David Cronenberg predicted audiences would walk out of Crimes of the Future within the first five minutes of its premiere at the 2022 Cannes Film Festival. This set many to expect that his latest would also be his most egregiously vile. Shockingly, the opening sequence deals less with the grotesque and more with the horrors of humanity. What follows is a noir mystery plot that raises several thought-provoking questions about human evolution but doesn’t answer many of them.
In this world, humans have evolved into their artificial environment. The body is constantly adapting to this new way of life by creating new organs with unforeseen consequences. Saul Tenser (Viggo Mortensen) uses his unique ability as part of an artistic performance with his stage partner Caprice (Lea Seydoux). The implications of the next stage of human evolution capture the attention of government agencies and underground political groups.
As mentioned, anyone going into Crimes expecting a masterclass in body horror will walk away disappointed.
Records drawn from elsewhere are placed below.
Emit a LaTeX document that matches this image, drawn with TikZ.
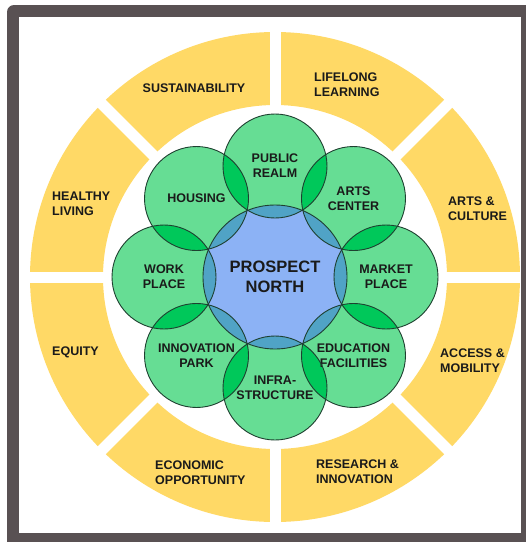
\documentclass[tikz,border=0pt]{standalone}
\usepackage{fontspec}
\setmainfont{Liberation Sans}
\usetikzlibrary{calc}
\definecolor{framec}{HTML}{595153}
\definecolor{ringc}{HTML}{FFD966}
\definecolor{greenc}{HTML}{66DD94}
\definecolor{lensg}{HTML}{00C85A}
\definecolor{bluec}{HTML}{8CB2F5}
\definecolor{lensb}{HTML}{50A3C6}
\definecolor{edgec}{HTML}{1E4030}
\definecolor{txtc}{HTML}{1A1A1A}
\begin{document}
\begin{tikzpicture}[x=1pt,y=-1pt,
  ringlabel/.style={font=\fontsize{12.5}{15}\selectfont\bfseries, text=txtc, align=left, inner sep=0pt},
  gcirc/.style={circle, draw=edgec, line width=0.9pt, minimum size=104pt, inner sep=0pt,
    align=center, font=\fontsize{12.5}{15}\selectfont\bfseries, text=txtc},
  bcirc/.style={circle, draw=edgec, line width=0.9pt, minimum size=144pt, inner sep=0pt,
    align=center, font=\fontsize{16.5}{20}\selectfont\bfseries, text=txtc}]
\useasboundingbox (0,0) rectangle (526,542);
\clip (0,0) rectangle (526,542);
% frame
\fill[framec, rounded corners=7pt] (7,5) rectangle (560,570);
\fill[white] (19,17) rectangle (521,533);
\coordinate (C) at (275,277);
% outer ring
\fill[ringc, even odd rule] (C) circle[radius=245pt] (C) circle[radius=172pt];
\begin{scope}
  \clip (19,17) rectangle (521,533);
  \foreach \a in {0,45,...,315} {
    \draw[white, line width=11pt] ($(C)+(\a:166)$) -- ($(C)+(\a:246)$);
  }
\end{scope}
% ring labels
\node[ringlabel, anchor=center] (sus) at (194,88) {SUSTAINABILITY};
\node[ringlabel, anchor=west] (lif) at (314,84.5) {LIFELONG\\LEARNING};
\node[ringlabel, anchor=west] (art) at (448,208.5) {ARTS \&\\CULTURE};
\node[ringlabel, anchor=west] (acc) at (440,360.5) {ACCESS \&\\MOBILITY};
\node[ringlabel, anchor=west] (res) at (316,471.5) {RESEARCH \&\\INNOVATION};
\node[ringlabel, anchor=west] (eco) at (155,472.5) {ECONOMIC\\OPPORTUNITY};
\node[ringlabel, anchor=center] (equ) at (75.5,352.5) {EQUITY};
\node[ringlabel, anchor=west] (hea) at (52,203.5) {HEALTHY\\LIVING};
% circle centres
\foreach \i in {0,...,7} {
  \coordinate (g\i) at ($(C)+(\i*45:111)$);
}
% fills
\foreach \i in {0,...,7} { \fill[greenc] (g\i) circle[radius=52pt]; }
\fill[bluec] (C) circle[radius=72pt];
\foreach \i [evaluate=\i as \j using {int(mod(\i+1,8))}] in {0,...,7} {
  \begin{scope}
    \clip (g\i) circle[radius=52pt];
    \fill[lensg] (g\j) circle[radius=52pt];
  \end{scope}
}
\begin{scope}
  \clip (C) circle[radius=72pt];
  \foreach \i in {0,...,7} { \fill[lensb] (g\i) circle[radius=52pt]; }
\end{scope}
% outlined nodes with labels
\node[gcirc] (market) at (g0) {MARKET\\PLACE};
\node[gcirc] (educ) at (g1) {EDUCATION\\FACILITIES};
\node[gcirc] (infra) at (g2) {INFRA-\\STRUCTURE};
\node[gcirc] (innov) at (g3) {INNOVATION\\PARK};
\node[gcirc] (work) at (g4) {WORK\\PLACE};
\node[gcirc] (housing) at (g5) {HOUSING};
\node[gcirc] (public) at (g6) {PUBLIC\\REALM};
\node[gcirc] (arts) at (g7) {ARTS\\CENTER};
\node[bcirc] (pn) at (C) {PROSPECT\\NORTH};
\end{tikzpicture}
\end{document}
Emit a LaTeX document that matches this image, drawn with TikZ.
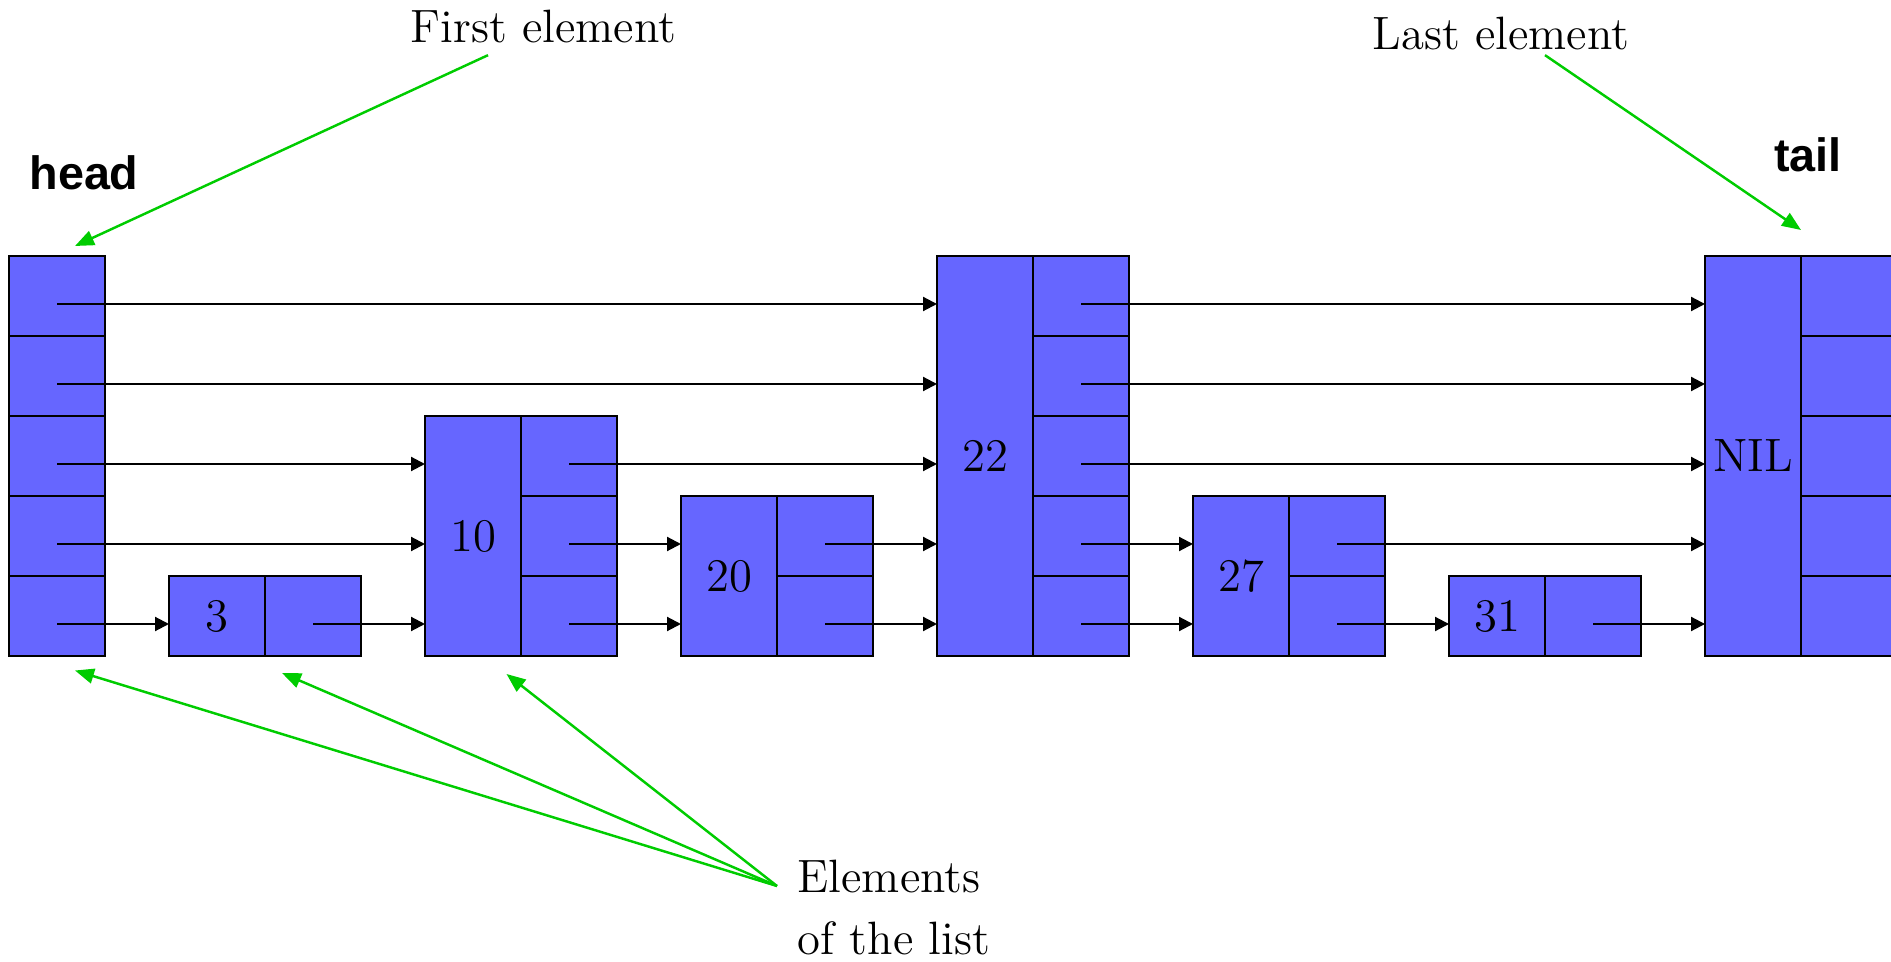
\documentclass[tikz,border=0pt]{standalone}
\usepackage{fontspec}
\usetikzlibrary{arrows, positioning}
\usetikzlibrary {arrows.meta}
\usepackage{xcolor}
\definecolor{cellcolor}{RGB}{102,102,255}
\definecolor{notecolor}{RGB}{0,204,0}
\newfontfamily\labelsans{Liberation Sans}

\begin{document}
\begin{tikzpicture}[every node/.style={font=\fontsize{13.3}{17.6}\selectfont}, cell/.style={draw, fill=cellcolor, line width=0.4pt, minimum width=0.96cm, minimum height=0.8cm, inner sep=0pt, outer sep=0pt, anchor=south west},
    ptr/.style={-{Triangle[length=1.4mm, width=1.4mm]}, line width=0.6pt}, note/.style={-{Triangle[length=1.9mm, width=1.5mm]}, color=notecolor, line width=0.7pt}]
    \tikzstyle{textnote} = [inner sep=0pt, anchor=base west, align=left]
    \tikzstyle{endlabel} = [inner sep=0pt, anchor=base, font=\labelsans\bfseries\fontsize{13.3}{16}\selectfont]

    \useasboundingbox (0,0) rectangle (18.91,9.61);
    \clip (0,0) rectangle (18.91,9.61);

    % head pointers
    \foreach \l in {1,...,5} {
      \node[cell] (head-\l) at (0.09, 2.25+0.8*\l) {};
      \coordinate (ahead-\l) at ([yshift=-0.08cm]head-\l.center);
    }
    % list elements: key column, then one pointer cell per level
    \foreach \n/\x/\h in {3/1.69/1, 10/4.25/3, 20/6.81/2, 22/9.37/5, 27/11.93/2, 31/14.49/1, NIL/17.05/5} {
      \node[cell, minimum height=\h*0.8cm] (k\n) at (\x, 3.05) {\n};
      \foreach \l in {1,...,\h} {
        \node[cell] (p\n-\l) at ([yshift=\l*0.8cm-0.8cm]k\n.south east) {};
        \coordinate (a\n-\l) at ([yshift=-0.08cm]p\n-\l.center);
      }
    }

    \foreach \s/\t in {head-5/22, head-4/22, head-3/10, head-2/10, head-1/3, 3-1/10, 10-3/22, 10-2/20, 10-1/20, 20-2/22, 20-1/22,
                       22-5/NIL, 22-4/NIL, 22-3/NIL, 22-2/27, 22-1/27, 27-2/NIL, 27-1/31, 31-1/NIL}
      \draw[ptr] (a\s) -- (a\s -| k\t.west);

    \node[endlabel] (headlabel) at (0.84, 7.71) {head};
    \node[endlabel] (taillabel) at (18.08, 7.89) {tail};
    \node[textnote] (first) at (4.10, 9.18) {First element};
    \node[textnote] (last) at (13.72, 9.11) {Last element};
    \node[textnote] (elems) at (7.97, 0.07) {Elements\\of the list};

    \draw[note] ([xshift=0.78cm, yshift=-0.11cm]first.south west) -- ([xshift=0.18cm, yshift=0.1cm]head-5.north);
    \draw[note] ([xshift=1.73cm, yshift=-0.04cm]last.south west) -- ([yshift=0.26cm]pNIL-5.north west);
    \draw[note] ([xshift=-0.2cm, yshift=0.68cm]elems.base west) -- ([xshift=0.18cm, yshift=-0.145cm]head-1.south);
    \draw[note] ([xshift=-0.2cm, yshift=0.68cm]elems.base west) -- ([xshift=0.17cm, yshift=-0.17cm]k3.south east);
    \draw[note] ([xshift=-0.2cm, yshift=0.68cm]elems.base west) -- ([xshift=-0.145cm, yshift=-0.18cm]k10.south east);
\end{tikzpicture}
\end{document}
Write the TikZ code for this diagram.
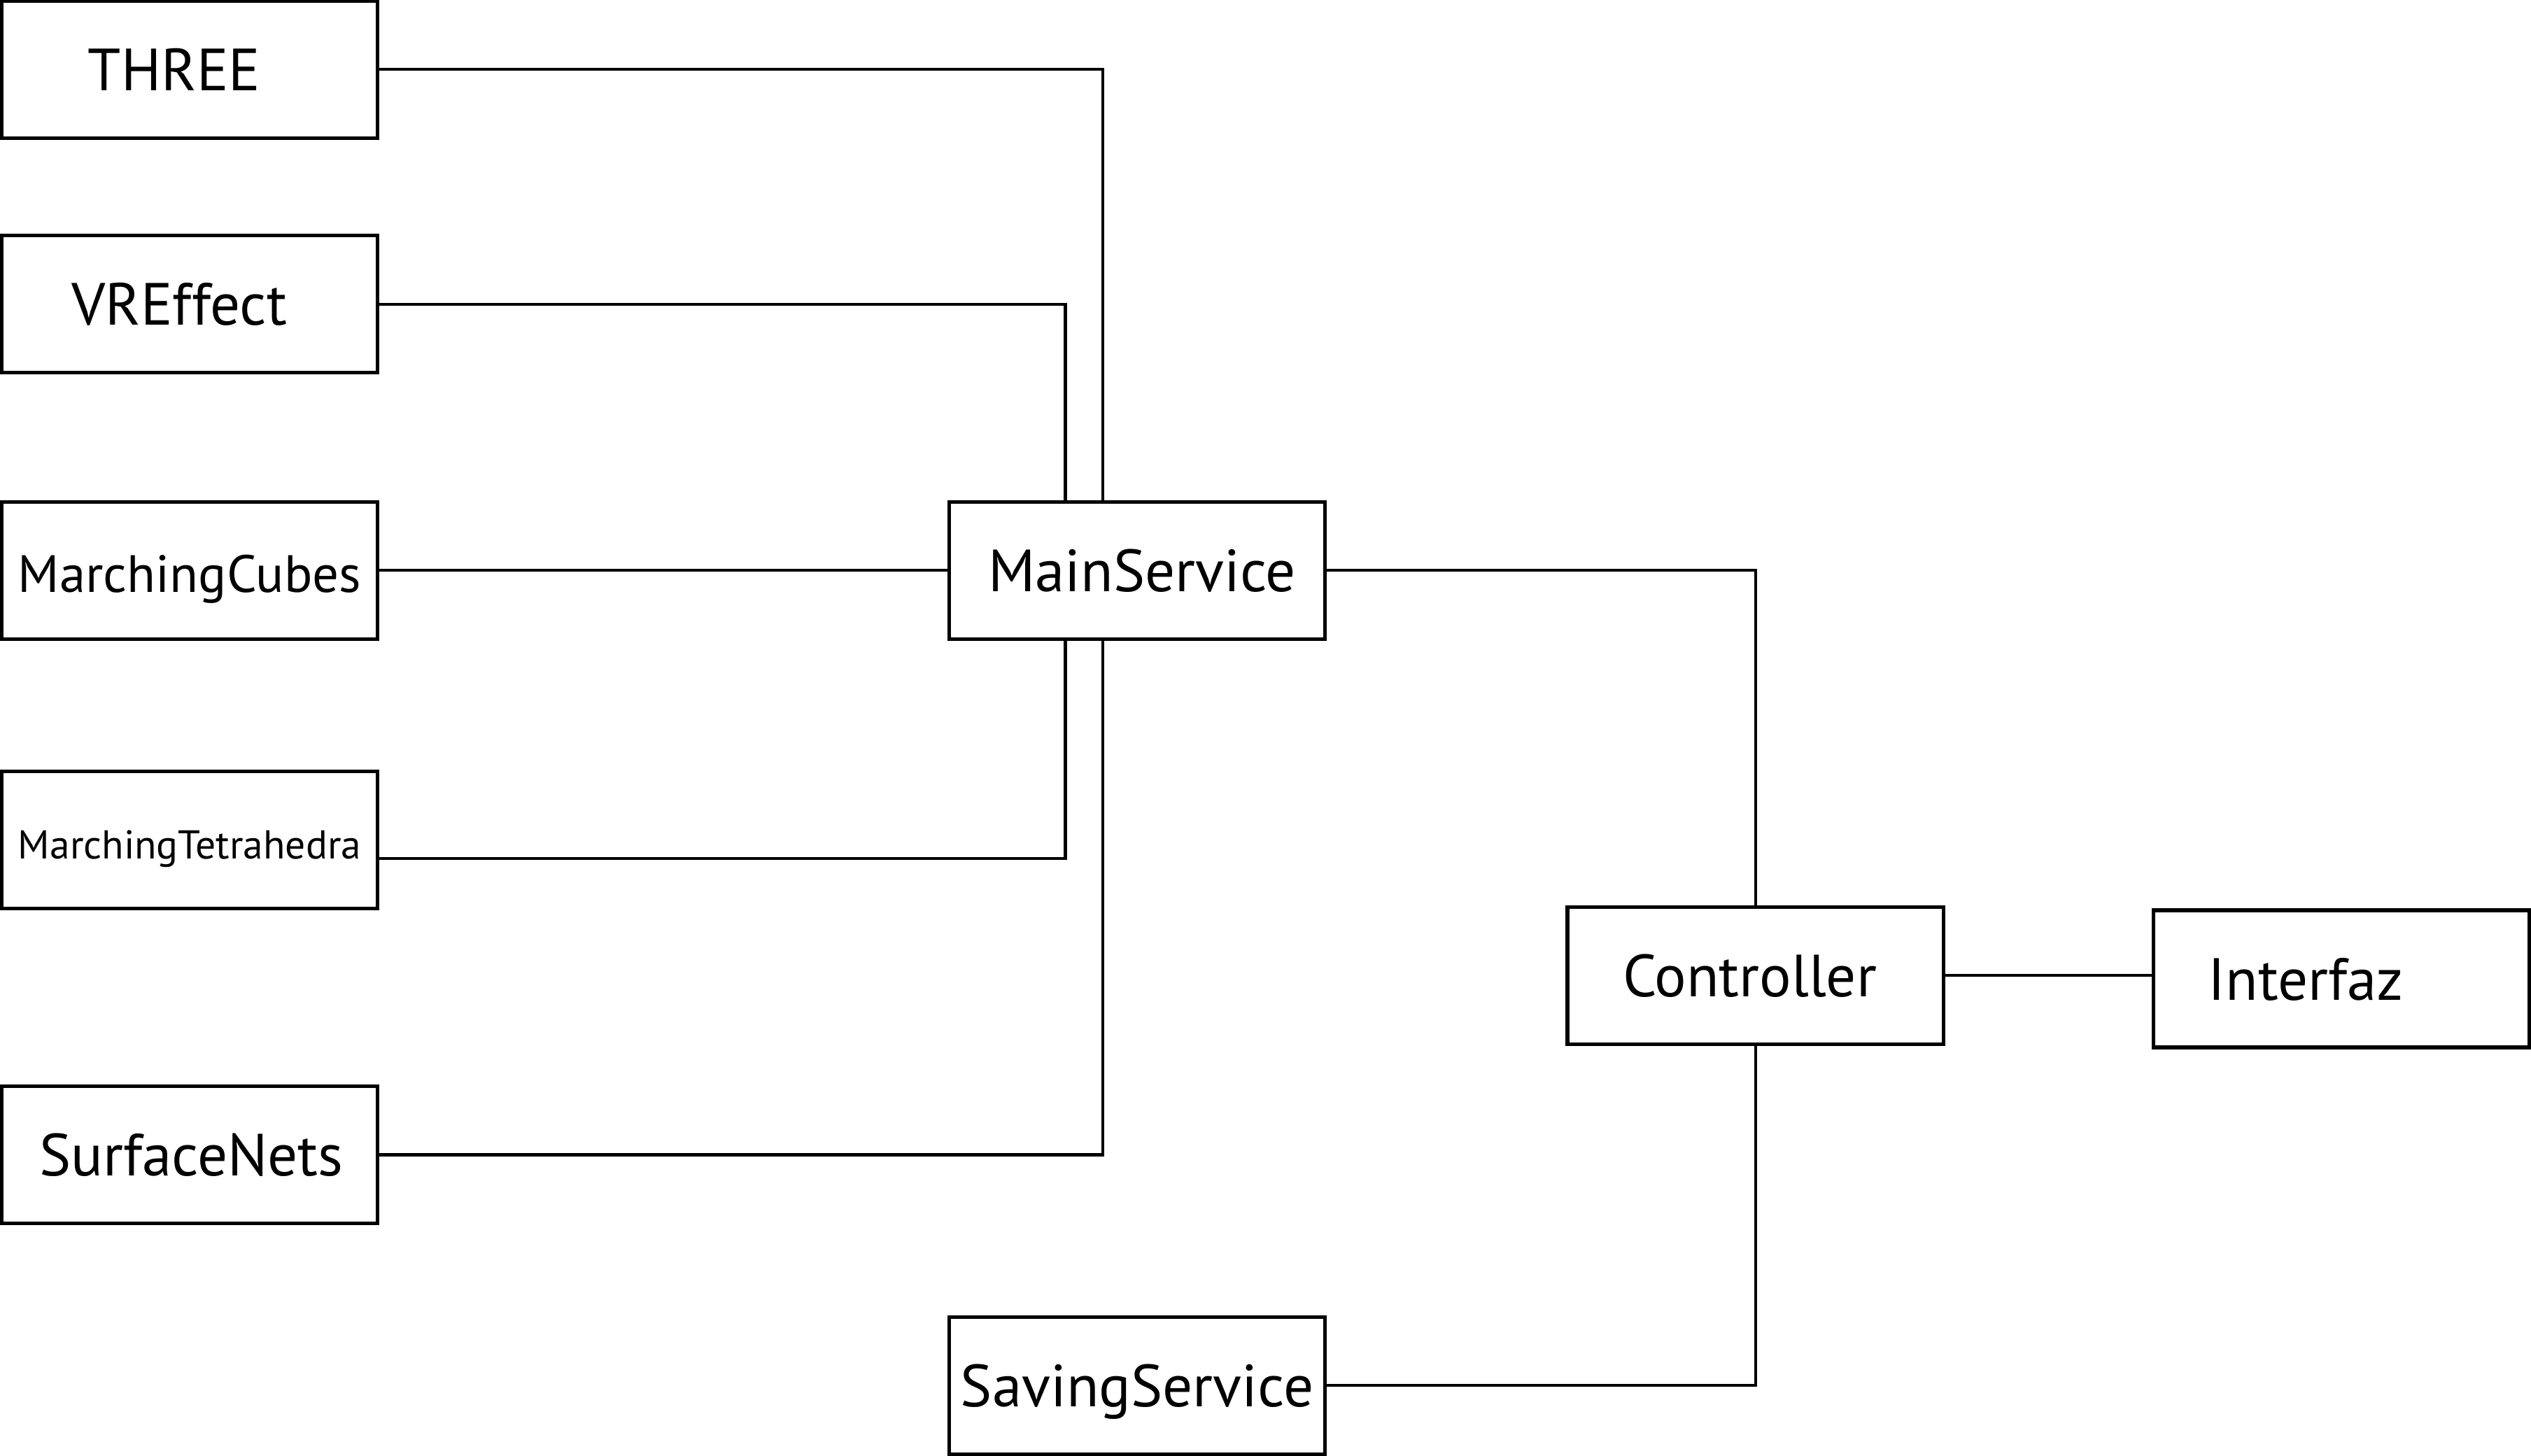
\documentclass[tikz,border=0pt]{standalone}
\usepackage{fontspec}
\setmainfont{PT Sans}
\usepackage{tikz}

% text moved sideways inside its box by #1
\newcommand{\offtext}[2]{\hspace*{#1}#2}

\begin{document}
\begin{tikzpicture}[x=0.02cm,y=-0.02cm,
    box/.style={draw,line width=1.3pt,minimum width=4.66cm,minimum height=1.70cm,inner sep=0pt,
      font=\fontsize{21}{25}\selectfont,text height=0.52cm,text depth=0pt},
    link/.style={line width=1pt}]
  \useasboundingbox (0,0) rectangle (1568,902);

  \node[box] (three) at (117.5,43) {\offtext{-0.38cm}{THREE}};
  \node[box] (vreffect) at (117.5,188.5) {\offtext{-0.26cm}{VREffect}};
  \node[box,font=\fontsize{18.5}{22}\selectfont,text height=0.54cm] (mcubes) at (117.5,353.5) {MarchingCubes};
  \node[box,font=\fontsize{14.2}{17}\selectfont,text height=0.46cm] (mtetra) at (117.5,520.5) {MarchingTetrahedra};
  \node[box] (surfnets) at (117.5,715.5) {\offtext{0.04cm}{SurfaceNets}};
  \node[box] (mainsvc) at (704.5,353.5) {\offtext{0.12cm}{MainService}};
  \node[box] (savingsvc) at (704.5,858.5) {SavingService};
  \node[box] (controller) at (1087.5,604.5) {\offtext{-0.14cm}{Controller}};
  \node[box] (interfaz) at (1450.5,606.5) {\offtext{-0.88cm}{Interfaz}};

  % left side into MainService
  \draw[link] (three.east) -| ([xshift=-0.43cm]mainsvc.north);
  \draw[link] (vreffect.east) -| ([xshift=-0.89cm]mainsvc.north);
  \draw[link] (mcubes.east) -- (mainsvc.west);
  \draw[link] ([yshift=-0.23cm]mtetra.east) -| ([xshift=-0.89cm]mainsvc.south);
  \draw[link] (surfnets.east) -| ([xshift=-0.43cm]mainsvc.south);

  % right side
  \draw[link] (mainsvc.east) -| (controller.north);
  \draw[link] (controller.east) -- (controller.east -| interfaz.west);
  \draw[link] (controller.south) |- (savingsvc.east);
\end{tikzpicture}
\end{document}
Save for one truly revolting fellatio scene, many of the “performance” sequences failed to offer more than an explicit look at organs or slightly modulated human anatomy. However, these sequences are when the movie truly shines. They give the best idea of the type of world this is and the people who inhabit it. They always left me wanting to know more about how this deranged state of human evolution has come to be and where it might be heading. Unfortunately, the film does not offer a lot more.
The rest of the movie plays out like a detective noir as Saul searches for answers about a life-changing new organ system. He shares a hand in all different parties of the mystery, yet we never truly know what his motivations are. While the mystery itself is still compelling, many of the sequences surrounding it are the most disappointing. It’s simply Saul standing in an empty room or alleyway being fed information about the new organ system. For a story that feels heavily inspired by detective noir, there’s hardly any detecting from the main character. In fact, this is when I saw the most walkouts in the movie. Not because it was truly repulsive, but because it wasn’t all that interesting.
These parts of the film are where one hopes for more world-building. The concept of this dystopian future is so alluring, but we only get to explore it through exposition. While the lack of crowded areas is likely due to COVID restrictions, I never felt like it truly immersed me in its world. What does the average person look like? What jobs do they have? How does the rest of society respond to the new evolutions in the human body?
I will say, I was thoroughly engaged by the ideas raised about art. Art as an inner creation literally manifests in the film. The end result of Saul’s performances is the new organ grown inside him. While Saul chooses to dispose of his inner creations, others protest that he needs to embrace the changes in his body. It left me questioning whether art derived from trauma is a noble endeavor or a dangerous obsession.
While on the topic of art, the set and prop design are truly eerie. Surgical tools and body rigs take on skeletal shapes reminiscent of Alien. Even a chair meant to ease human digestion only could only have come from the mind of Cronenberg. Unfortunately, other ideas introduced in the film aren’t quite as satisfying to reflect on. The central theme revolves around human civilization’s ability to use our destruction of the world to our favor instead of fighting a losing battle. That’s a very interesting idea considering our current global waste issues and our inability to proactively stop it.
But right when the film tackles this issue head-on, it just… ends. I was fully engaged with the film up to this point and expected a satisfying culmination of its ideas and plot threads. Clocking in at 107 minutes, there easily could have been an extra 20-30 tying up loose ends. The film is meant to leave you asking those questions for yourself. However, I couldn’t help but feel slightly disappointed when the credits rolled.
All this might be very satisfying for a long-time Cronenberg fan. But those who read clickbait headlines about how repulsive Crimes of the Future is will need to temper their expectations. The end result is a sci-fi premise sure to keep your head spinning for days but with an execution that sadly doesn’t do it justice. – Caleb Sadd
Crimes of the Future will release in theaters on June 3, 2022.